I would skate by the line and ask one of the girls to join me for a roll on the floor (mind out of the gutter, people). The response was always the same: a grimace of pain followed by a polite “no thanks” that was followed by cackles from the gaggles of friends around her.

It was ias f the girl was mortified that she was giving out the impression that some Casper the Friendly Ghost in parachute pants had a chance with a girl like her. I would skate around the floor, dejected and emasculated, while couples paired off into the dark recesses of the hall.

I do remember one time when I was rewarded by a roll and a kiss. I couldn’t believe my luck when it was suggested that we move to a corner for alone time. We were skating off of the main rink and holding hands when I spilled head first over a discarded soda can. A crowd of pointing and laughing skaters gathered around to watch the spectacle of me getting up and the only thing that got stiff that night was my sprained ankle.

I sometimes wonder how things would have been different if only Olivia had made a movie about the life of James Joyce in the Seventies.
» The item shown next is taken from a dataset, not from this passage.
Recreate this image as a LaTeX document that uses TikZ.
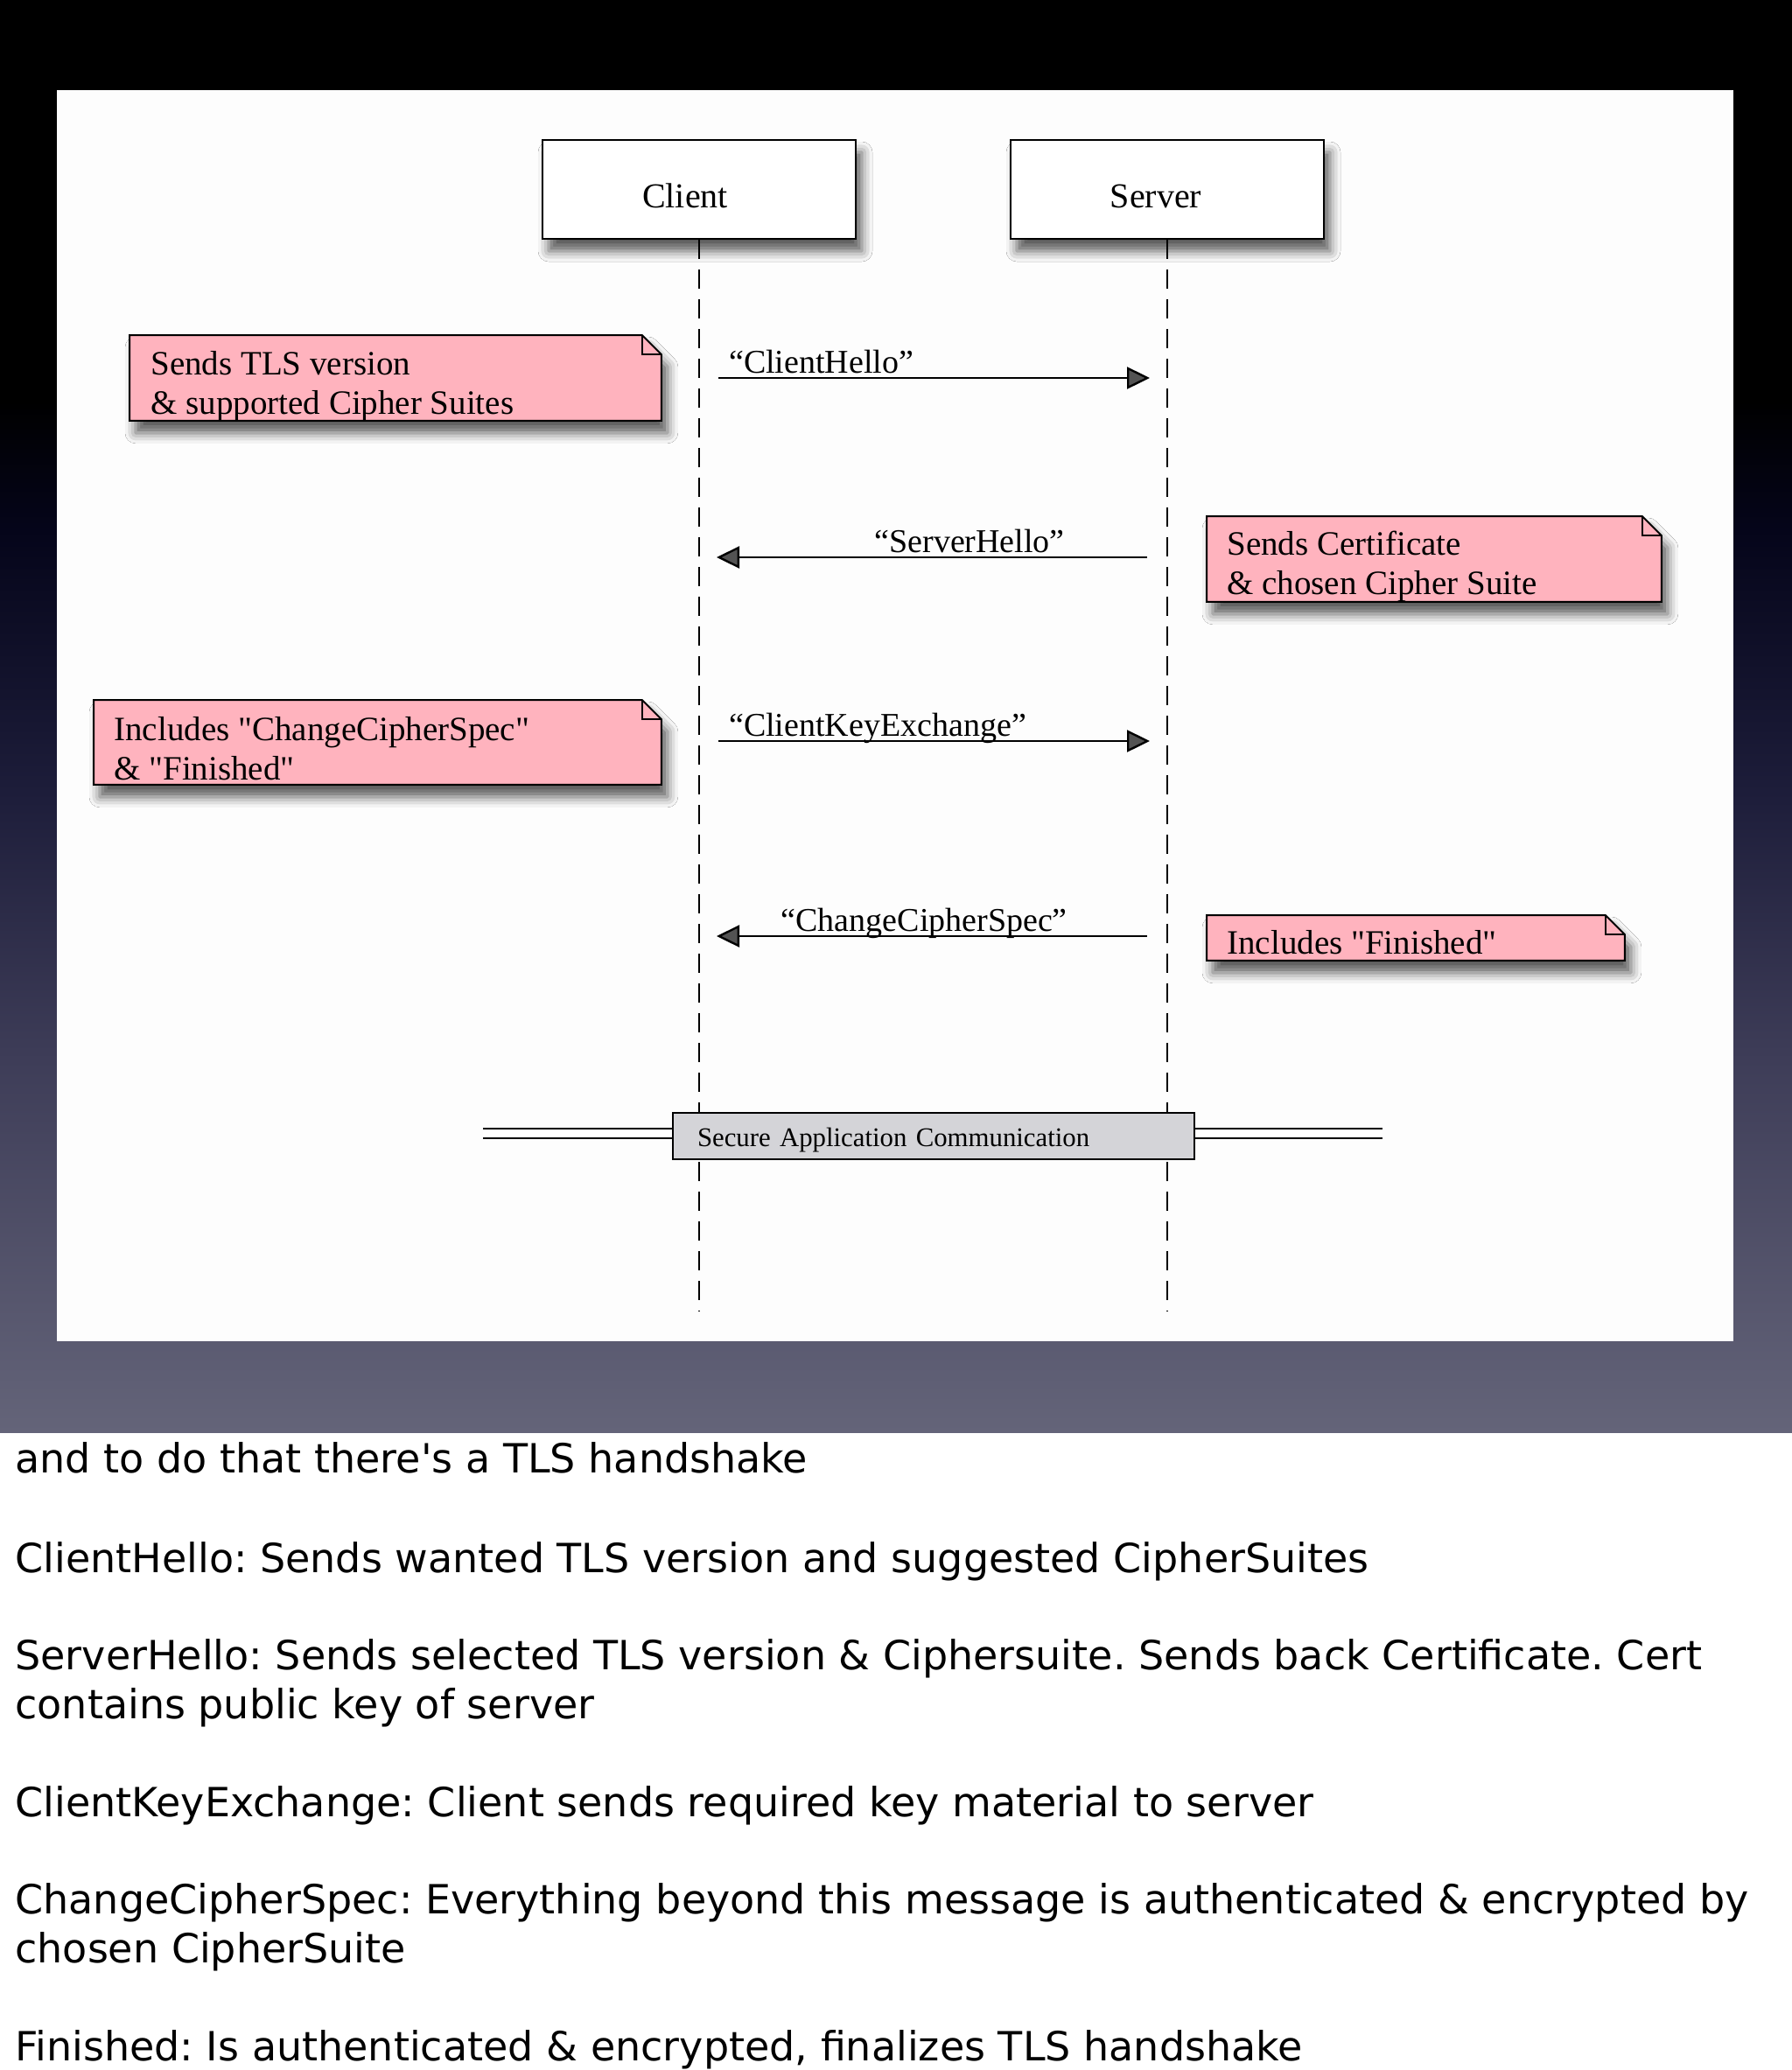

In this version of Bloomsday, she would have played a hot-and-bothered Nora Barnacle who could scarcely contain herself around the literary sexiness of a Dublin scribe. Having a sex symbol of that caliber whispering “let’s get physical” into the ear of an Irish writer would have made the whole dating thing a whole lot easier for a shy, insecure kid with a love for words.

Instead, I am reduced to a Cyrano de Bergerac for the cyber-age, helping others say “I honestly love you” to their soul mate with a well constructed online profile.